= M. Gordon Wolman =

American geographer

Markley Gordon Wolman (August 16, 1924 – February 24, 2010) was an American geographer, son of Abel Wolman. He was born in Baltimore, Maryland. He attended Haverford College before being drafted into the U.S. Navy during World War II. After the war, he returned to Baltimore and graduated from the Johns Hopkins University in 1949 with a degree in geography. He earned a doctorate in geology from Harvard University in 1953.

At the age of 12, he was sent to work on a Connecticut dairy farm for the summer. “My mother said she wanted me to know that milk didn’t come from a bottle.” Returning to the farm for several years after that, he first became exposed to the problem of soil erosion and the effect it has on water supplies. After serving in the US Navy during World War II, he returned to Baltimore and earned his BA in geology in 1949.

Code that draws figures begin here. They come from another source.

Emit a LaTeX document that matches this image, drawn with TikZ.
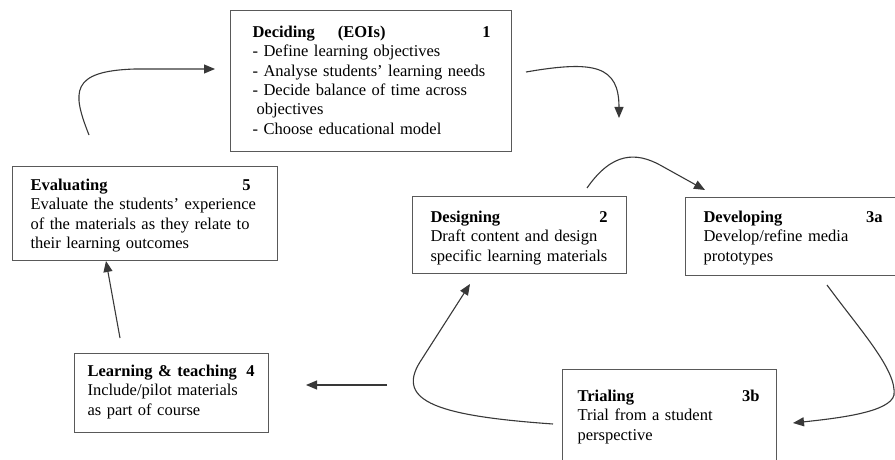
\documentclass[tikz,border=0pt]{standalone}
\usepackage{fontspec}
\setmainfont{Liberation Serif}
\usetikzlibrary{calc,arrows.meta,positioning}

\begin{document}
\begin{tikzpicture}[x=1pt,y=-1pt,
  stage/.style={draw=black!65,line width=1.1pt,anchor=north west,align=left,inner sep=0pt,font=\fontsize{16.5}{19.3}\selectfont},
  flow/.style={draw=black!78,line width=1.1pt,-{Triangle[length=11pt,width=9pt]}}]

  \clip (0,0) rectangle (895,460);

  % Stages
  \path (230,10)  node[stage,text width=281pt,text height=27pt,text depth=114pt] (deciding)
    {\leftskip=22pt\relax
     \textbf{Deciding}\hspace{23pt}\textbf{(EOIs)}\hfill\textbf{1}\hspace{21pt}\null\\
     - Define learning objectives\\
     - Analyse students' learning needs\\
     - Decide balance of time across\\
     \hspace*{4pt}objectives\\
     - Choose educational model\par};
  \path (12,166)  node[stage,text width=265pt,text height=24pt,text depth=70pt] (evaluating)
    {\leftskip=18pt\relax
     \textbf{Evaluating}\hfill\textbf{5}\hspace{27pt}\null\\
     Evaluate the students' experience\\
     of the materials as they relate to\\
     their learning outcomes\par};
  \path (412,196) node[stage,text width=214pt,text height=26pt,text depth=51pt] (designing)
    {\leftskip=18pt\relax
     \textbf{Designing}\hfill\textbf{2}\hspace{19pt}\null\\
     Draft content and design\\
     specific learning materials\par};
  \path (685,197) node[stage,text width=215pt,text height=25pt,text depth=53pt] (developing)
    {\leftskip=18pt\relax
     \textbf{Developing}\hfill\textbf{3a}\hspace{18pt}\null\\
     Develop/refine media\\
     prototypes\par};
  \path (562,369) node[stage,text width=214pt,text height=32pt,text depth=80pt] (trialing)
    {\leftskip=15pt\relax
     \textbf{Trialing}\hfill\textbf{3b}\hspace{17pt}\null\\
     Trial from a student\\
     perspective\par};
  \path (74,353)  node[stage,text width=194pt,text height=23pt,text depth=56pt] (learning)
    {\leftskip=13pt\relax
     \textbf{Learning \& teaching}\hfill\textbf{4}\hspace{14pt}\null\\
     Include/pilot materials\\
     as part of course\par};

  % Free ends of the cycle arrows
  \coordinate (eval-out)  at (89,135);
  \coordinate (dec-in)    at (215,69);
  \coordinate (dec-out)   at (526,72);
  \coordinate (dec-tip)   at (619,118);
  \coordinate (des-out)   at (587,188);
  \coordinate (dev-in)    at (705,190);
  \coordinate (dev-out)   at (827,285);
  \coordinate (tri-in)    at (793,423);
  \coordinate (tri-out)   at (553,424);
  \coordinate (des-in)    at (470,284);
  \coordinate (learn-tail) at (387,385);
  \coordinate (learn-in)  at (306,385);
  \coordinate (learn-out) at (120,338);
  \coordinate (eval-in)   at (106,261);

  % Cycle
  \draw[flow] (eval-out) .. controls (72,92) and (70,71) .. (135,69) -- (dec-in);
  \draw[flow] (dec-out) .. controls (595,60) and (619,66) .. (dec-tip);
  \draw[flow] (des-out) .. controls (612,152) and (636,152) .. (660,165) -- (dev-in);
  \draw[flow] (dev-out) .. controls (860,330) and (897,370) .. (894,395) .. controls (890,412) and (840,418) .. (tri-in);
  \draw[flow] (tri-out) .. controls (440,416) and (395,402) .. (420,362) -- (des-in);
  \draw[flow] (learn-tail) -- (learn-in);
  \draw[flow] (learn-out) -- (eval-in);

\end{tikzpicture}
\end{document}
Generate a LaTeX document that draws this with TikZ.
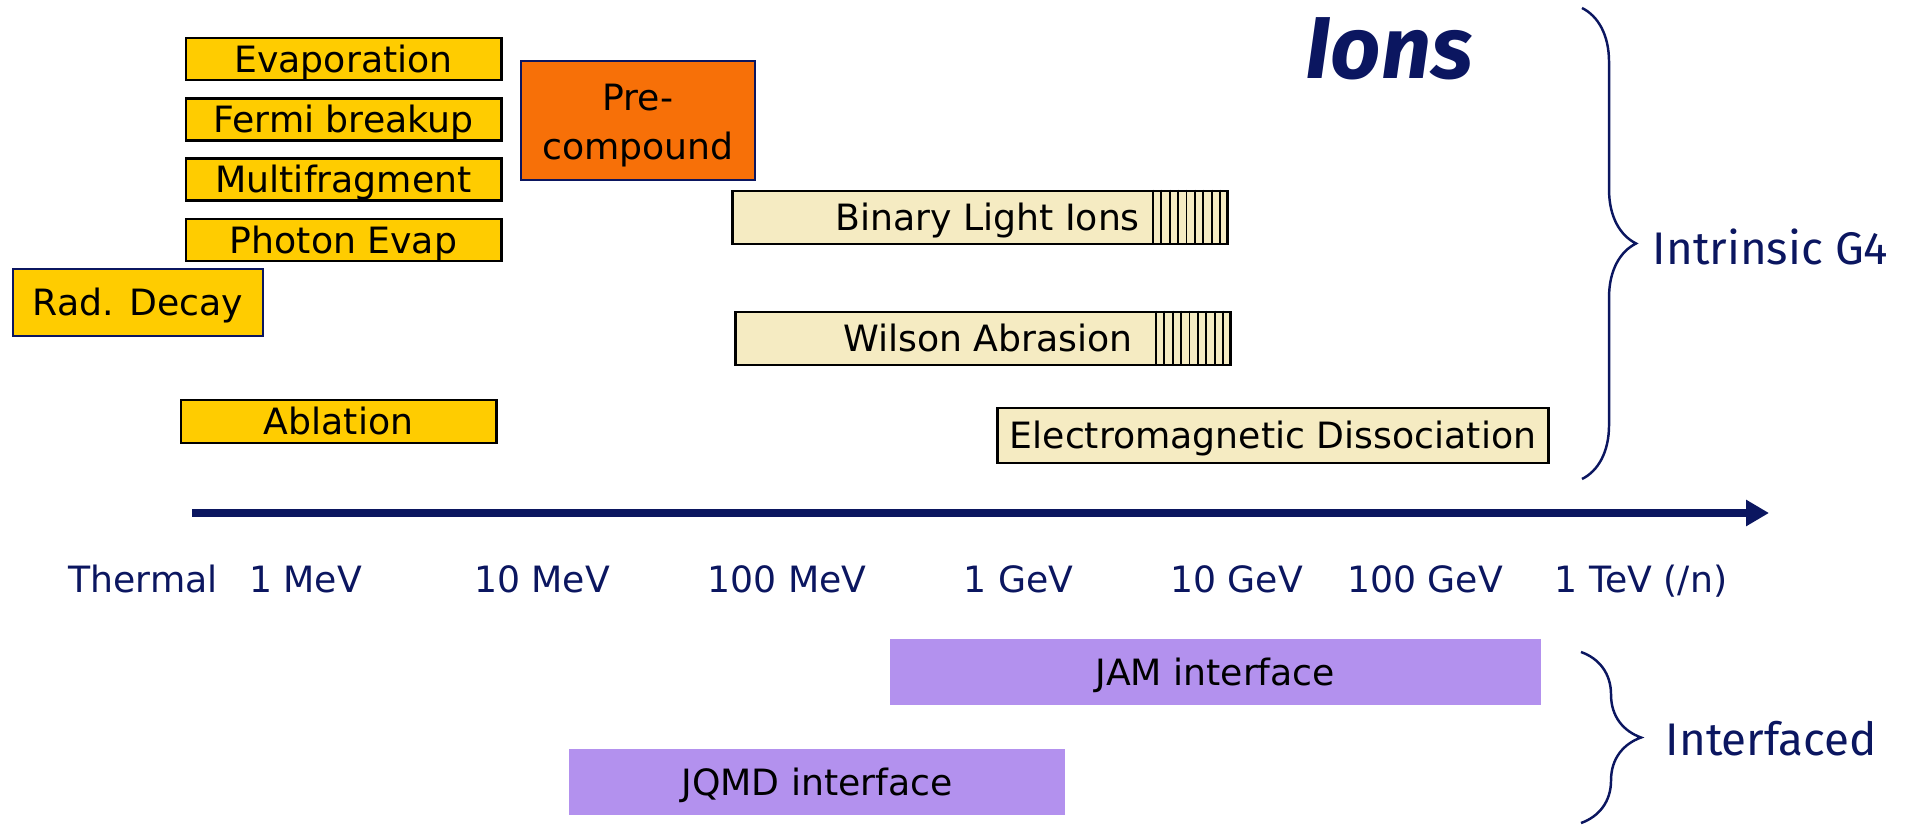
\documentclass[tikz,border=0pt]{standalone}
\usepackage{fontspec}
\setmainfont{DejaVu Sans}
\newfontfamily\gfont{Fira Sans}
\usepackage{xcolor}
\definecolor{pNavy}{HTML}{0B1660}
\definecolor{pYellow}{HTML}{FFCC00}
\definecolor{pOrange}{HTML}{F77008}
\definecolor{pBeige}{HTML}{F5EBC2}
\definecolor{pPurple}{HTML}{B391EE}
\usepackage{tikz}
\usetikzlibrary{arrows.meta, positioning, calc, decorations.pathreplacing}

\begin{document}
\begin{tikzpicture}[
  x=0.01cm, y=-0.01cm,
  node distance=0.155cm,
  every node/.style={font=\fontsize{10.3}{13.9}\selectfont, inner sep=0pt},
  ctext/.style={text height=0.265cm, text depth=0pt},
  model/.style={rectangle, draw=black, line width=0.8pt, fill=pYellow, ctext,
                minimum width=3.15cm, minimum height=0.42cm, align=center},
  pre/.style  ={rectangle, draw=pNavy, line width=0.8pt, fill=pOrange},
  hadr/.style ={rectangle, draw=black, line width=0.8pt, fill=pBeige, ctext},
  iface/.style={rectangle, fill=pPurple, ctext},
  tlabel/.style={text=pNavy, anchor=base},
  grp/.style={font=\gfont\fontsize{13}{16}\selectfont, text=pNavy, anchor=west},
  br/.style={draw=pNavy, line width=0.7pt, decorate, decoration={brace, amplitude=#1}},
  ax/.style={draw=pNavy, line width=2pt, -{Triangle[length=0.23cm, width=0.25cm]}}
]
\useasboundingbox (0,0) rectangle (1910,825);
\node[model] (evap) at (343.5,59) {Evaporation};
\node[model, below=of evap]  (fermi) {Fermi breakup};
\node[model, below=of fermi] (multi) {Multifragment};
\node[model, below=of multi] (phot)  {Photon Evap};
\node[model, draw=pNavy, minimum width=2.5cm, minimum height=0.67cm] (rad) at (138,302.5) {Rad. Decay};
\node[model, minimum height=0.43cm] (abl) at (338.5,421.5) {Ablation};
\node[pre, minimum width=2.34cm, minimum height=1.19cm] (precomp) at (638,120.5) {};
\node[align=center] (prel) at ([yshift=-0.05cm]precomp.center) {Pre-\\compound};
\node[hadr, minimum width=4.94cm, minimum height=0.53cm] (bin) at (980,217.5) {};
\node[hadr, minimum width=4.94cm, minimum height=0.53cm] (wil) at (983,338.5) {};
\node[hadr, minimum width=5.5cm, minimum height=0.55cm] (emd) at (1273,435.5) {Electromagnetic Dissociation};
\foreach \n in {bin,wil}
  \foreach \k in {1,...,9}
    \draw[line width=0.5pt] ($(\n.north east)+(-\k*8.4,0)$) -- ($(\n.south east)+(-\k*8.4,0)$);
\node[ctext, anchor=east] (binl) at ([xshift=-0.88cm]bin.east) {Binary Light Ions};
\node[ctext, anchor=east] (will) at ([xshift=-0.98cm]wil.east) {Wilson Abrasion};
\coordinate (axL) at (192,513);
\coordinate (axR) at (1769,513);
\draw[ax] (axL) -- (axR);
\foreach \lab/\xx/\nm in {Thermal/143/t0, 1 MeV/305.5/t1, 10 MeV/542/t2, 100 MeV/787/t3,
    1 GeV/1018.5/t4, 10 GeV/1236.5/t5, 100 GeV/1425/t6, {1 TeV (/n)}/1641/t7}
  \node[tlabel] (\nm) at (\xx,592) {\lab};
\node[iface, minimum width=6.51cm, minimum height=0.66cm] (jam) at (1215.5,672) {JAM interface};
\node[iface, minimum width=4.96cm, minimum height=0.66cm] (jqmd) at (817,782) {JQMD interface};
\node[font=\gfont\bfseries\itshape\fontsize{25}{30}\selectfont, text=pNavy, anchor=base] (ions) at (1389,79) {Ions};
\coordinate (b1t) at (1582,8);
\coordinate (b1b) at (1582,479);
\draw[br=0.54cm] (b1t) -- (b1b);
\node[grp] (intr) at (1652,247) {Intrinsic G4};
\coordinate (b2t) at (1581,652);
\coordinate (b2b) at (1581,823);
\draw[br=0.6cm] (b2t) -- (b2b);
\node[grp] (intf) at (1665,739) {Interfaced};
\end{tikzpicture}
\end{document}
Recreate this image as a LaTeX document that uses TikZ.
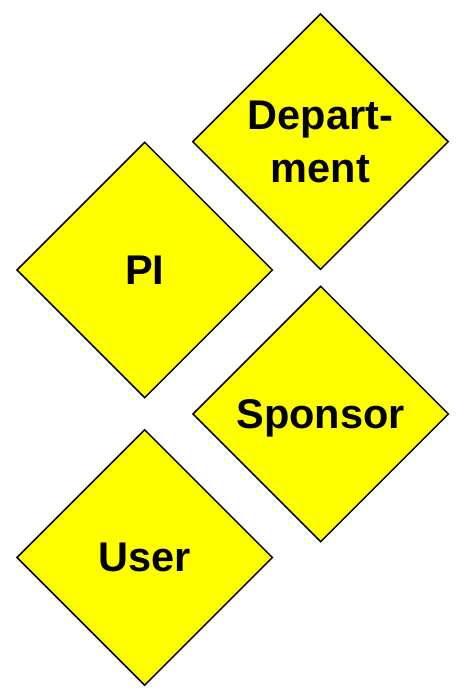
\documentclass[tikz,border=0pt]{standalone}
\usepackage{fontspec}
\setmainfont{Liberation Sans}
\usetikzlibrary{shapes.geometric}
\definecolor{roleyellow}{RGB}{255,255,0}
\tikzset{
  rolebox/.style={shape=diamond, draw=black, fill=roleyellow, line width=1.5pt,
    minimum width=256pt, minimum height=256pt, inner sep=0pt},
  roletext/.style={font=\bfseries\fontsize{41.5}{53}\selectfont, align=center, inner sep=0pt, text=black}
}
\begin{document}
\begin{tikzpicture}[x=1pt,y=-1pt]
\useasboundingbox (0,0) rectangle (461,691);
\node[rolebox] (dept) at (320.5,141.7) {};
\node[rolebox] (pi) at (144.7,270) {};
\node[rolebox] (sponsor) at (320.7,414) {};
\node[rolebox] (user) at (144.7,557.5) {};
\node[roletext] (depttext) at (dept.center) {Depart-\\ment};
\node[roletext] (pitext) at (pi.center) {PI};
\node[roletext, text depth=0pt] (sponsortext) at (sponsor.center) {Sponsor};
\node[roletext] (usertext) at (user.center) {User};
\end{tikzpicture}
\end{document}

As a scientist at the U.S. Geological Survey in the 1950s, he and colleague Luna Leopold published pioneering studies on how and why rivers change. With their emphasis on measuring rivers' characteristics, including depths and velocities and the size of river-bottom pebbles, they transformed geomorphology—the study of landforms' evolution—from a descriptive to a quantitative discipline, making it possible to predict how natural and human-caused perturbations might affect river channels. Their 1964 textbook, "Fluvial Processes in Geomorphology," co-written with John Miller, is considered a seminal work. His method for sampling particle size distribution of riverbeds became known as the “Wolman Pebble Count” and is still a standard technique for geomorphologists.

Dr. Wolman applied his expertise to local problems beginning in the 1960s, when his report on how runoff from construction projects was choking Maryland's streams with sediment helped lead to new state regulations. He later headed the Oyster Roundtable, a coalition of environmentalists, watermen and scientists that designed a plan to reverse the Chesapeake Bay's catastrophic oyster decline during the 1990s. Wolman was also one of the leading forces behind Maryland's sediment and erosion control law, passed in 1970, based on the US federal Clean Water Act.

In 1958, Dr. Wolman accepted a faculty position at the Johns Hopkins University. An early proponent of interdisciplinary education, he helped combine the departments of geography and sanitary and water resources to create the department of geography and environmental engineering, which he chaired for 20 years until 1990. In 1988, Wolman was elected to the National Academy of Sciences, and in 1992 he was elected to the National Academy of Engineering.

==Honors==
- 1988 - Elected to the National Academy of Sciences.
- 1989 - Cullum Geographical Medal
- 1999 - Penrose Medal
- 2000 - Robert E. Horton Medal
- 2006 - Awarded, along with Luna Leopold, the prestigious Benjamin Franklin Medal in Earth and Environmental Science
- Past president of the Geological Society of America.